C’est l’évènement Netflix de l’année : Le Monstre de Florence (Il Mostro) est une mini-série de Stefano Sollima (Suburra, Sicario 2) s’intéressant via un angle hautement original au plus tristement célèbre des serial killers italiens… ce dernier n’ayant jamais été réellement retrouvé ! Attention, c’est du meraviglioso !
Le Monstre de Florence n’est pas simplement le titre de cette mini-série de 4 heures ! En effet, derrière ce sobriquet se cache en réalité la plus célèbre des affaires criminelles italiennes impliquant un obscur serial killer. De 1968 à 1985, cet individu aura commis huit double-homicides avec le même modus operandi : des couples isolés dans leur véhicule, abattus par arme à feu (un Beretta 70 calibre 22) et à coups de couteau en pleine nuit autour de Florence ! La cerise sur le gâteau : le pubis des victimes féminines était prélevé par le tueur sans qu’on les retrouve…
Et si dans les années 90 quelques suspects ont été reconnus coupables de certains meurtres, des zones d’ombres persistent sur cette sordide affaire ayant défrayé la chronique italienne. L’identité de l’auteur principal de ces double homicides en série restera donc un mystère…. comme un certain Tueur du Zodiaque ! Et si le Monstre de Florence a déjà été le sujet d’œuvres en Italie, cette mini-série entend remettre une pièce dans un cas faisant fonctionner la boîte à cauchemars !
Anti-true crime
Et si les séries True Crime ont le vent en poupe (Monstre), Il Mostro contourne les codes des illustres références du genre (Zodiac, Memories of Murder, Mindhunter…) par son simple angle d’approche thématique. De plus, ce ne sont pas de simples exécutants derrière ce petit évènement : le réalisateur Stefano Sollima (Adagio, Sicario 2) s’associe à son comparse scénariste Leonardo Fasoli (Gomorra, ZeroZeroZero) !

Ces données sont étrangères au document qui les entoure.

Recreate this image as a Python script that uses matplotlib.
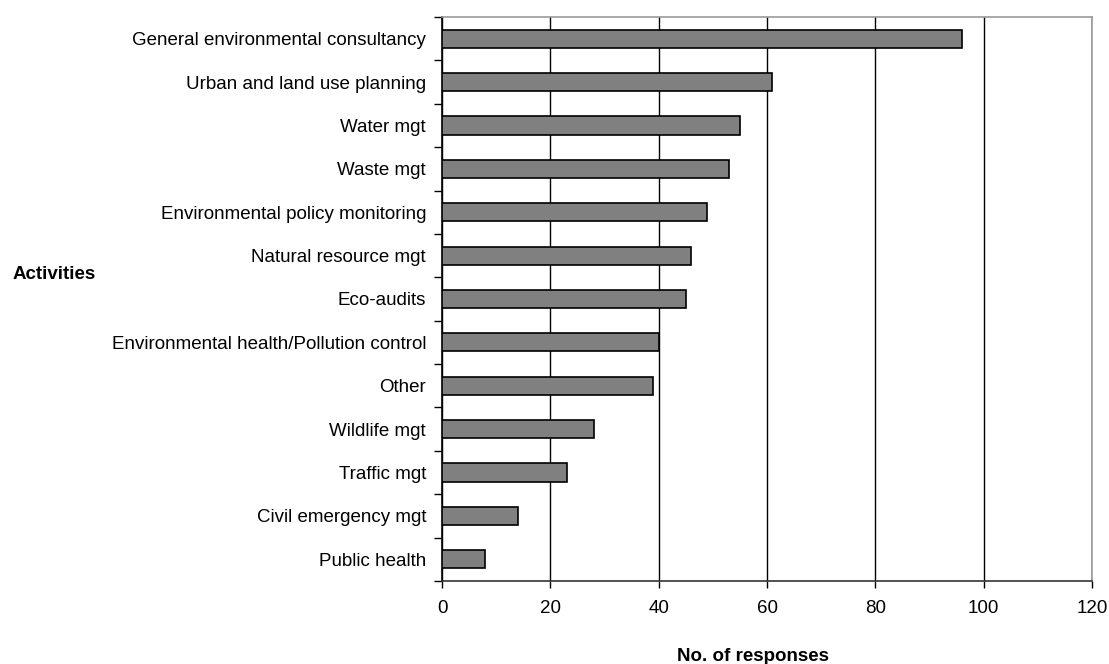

Un duo de choc piloté par un des plus grands metteurs en scène européens contemporains (oui!), tandis que Le Monstre de Florence débute de manière frontale avec le double meurtre de l’été 1982 : deux jeunes amoureux se font brutalement assassinés par le tueur (le visage jamais montré), avant que les forces de l’ordre (symbolisées par la magistrate Silvia Della Monica) n’arrivent sur les lieux. On pense forcément au film de Fincher, mais Sollima prend son crime story par le bout opposé.
Poupées russes en Toscane
En effet, la série (re)démarre réellement en 1959, alors que Stefano Molle (Marco Bullitta) est dans un mariage arrangé par sa propre famille avec Barbara Locci (Francesca Olia, jouant le véritable cœur de la série), contre son propre gré. Une relation houleuse, jalonnée par le viol de leur locataire (Francesco Vinci, joué par le glaçant Giacomo Fadda) et un amour adultère avec le petite frère Salvatore Vinci (Valentino Mannias).

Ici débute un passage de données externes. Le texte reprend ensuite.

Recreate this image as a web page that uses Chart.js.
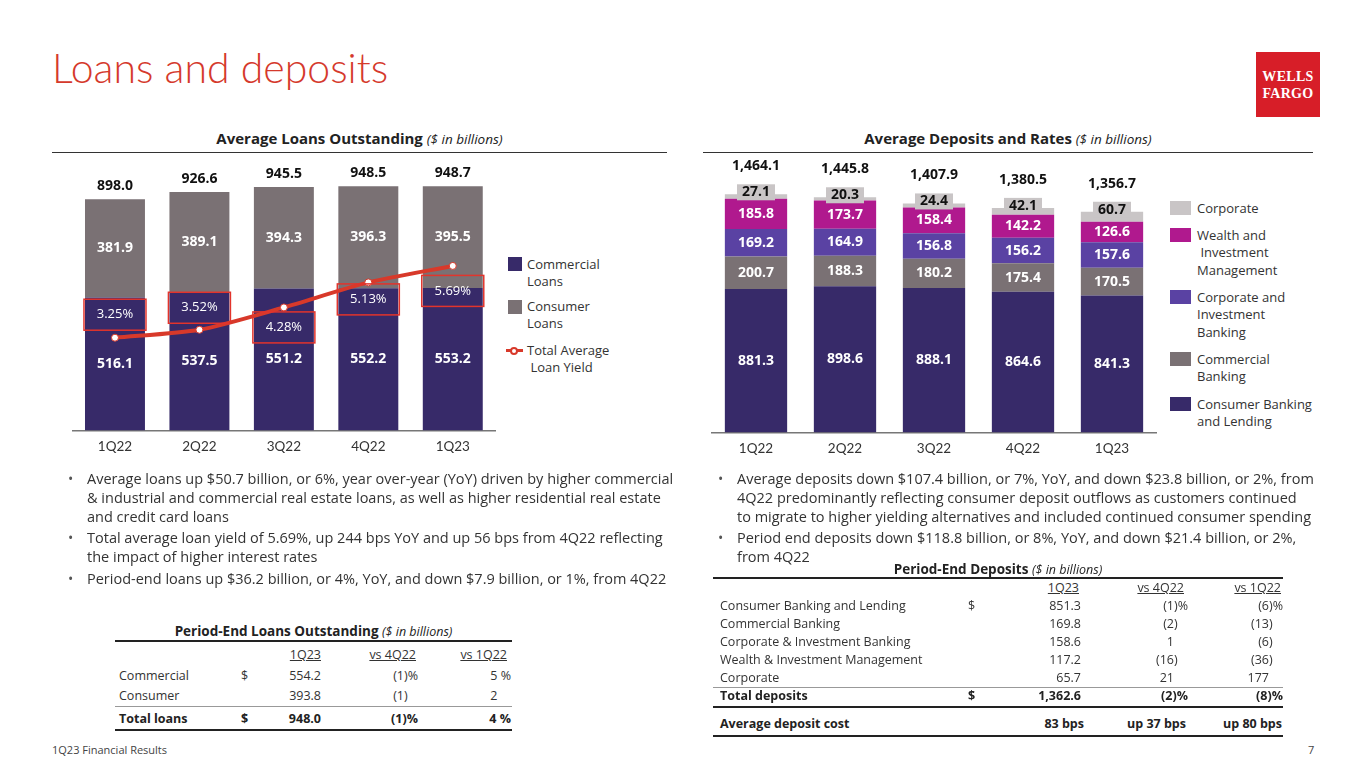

Le Monstre de Florence pourrait ainsi s’apparenter à une digression contextuelle, avant que le drame policier et procédural ne vienne court-circuiter la backstory présentée. Hors, c’est tout l’inverse ! Chaque épisode d’Il Mostro sera ainsi une nouvelle pièce d’un puzzle narratif retraçant près de 30 ans du cœur de cette affaire, dans une structure Rashomon-esque où chaque épisode s’incarne comme un chapitre centré sur le point de vue d’un des quatre protagonistes.

L’intrigue devient donc de plus en plus vertigineuse, et s’avère complètement accrocheuse en terme de pur suspense. Le meurtrier est-il Stefano, poussé par sa famille à tuer sa femme dévergondée suite à leur entaché ? Ou bien est-ce le frère Giovanni Mele, s’amusant à des jeux de mise en scène perverse auprès d’une soupirante suite aux premiers meurtres ? Est-ce que tout cela est connecté, même en 1974 ou en 1983 lorsqu’un couple homosexuel passe brutalement au trépas ?
Il était une fois en Italie
Stefano Sollima n’entend pas expliciter la réalité des faits : là encore Le Monstre de Florence ne s’intéresse aucunement aux suspects ayant été condamnés à posteriori des évènements. Stefano Sollima en revanche prend le pouls d’une époque et d’un climat où les principaux intéressés à l’éclosion de cette tuerie auraient pu tous être l’assassin ! Dans une ère de sensationnalisme et de voyeurisme où de tels faits divers aussi sordides et sanglants sont récupérés par le prisme du divertissement, les 4 épisodes nous confessent que n’importe qui peut être le tueur…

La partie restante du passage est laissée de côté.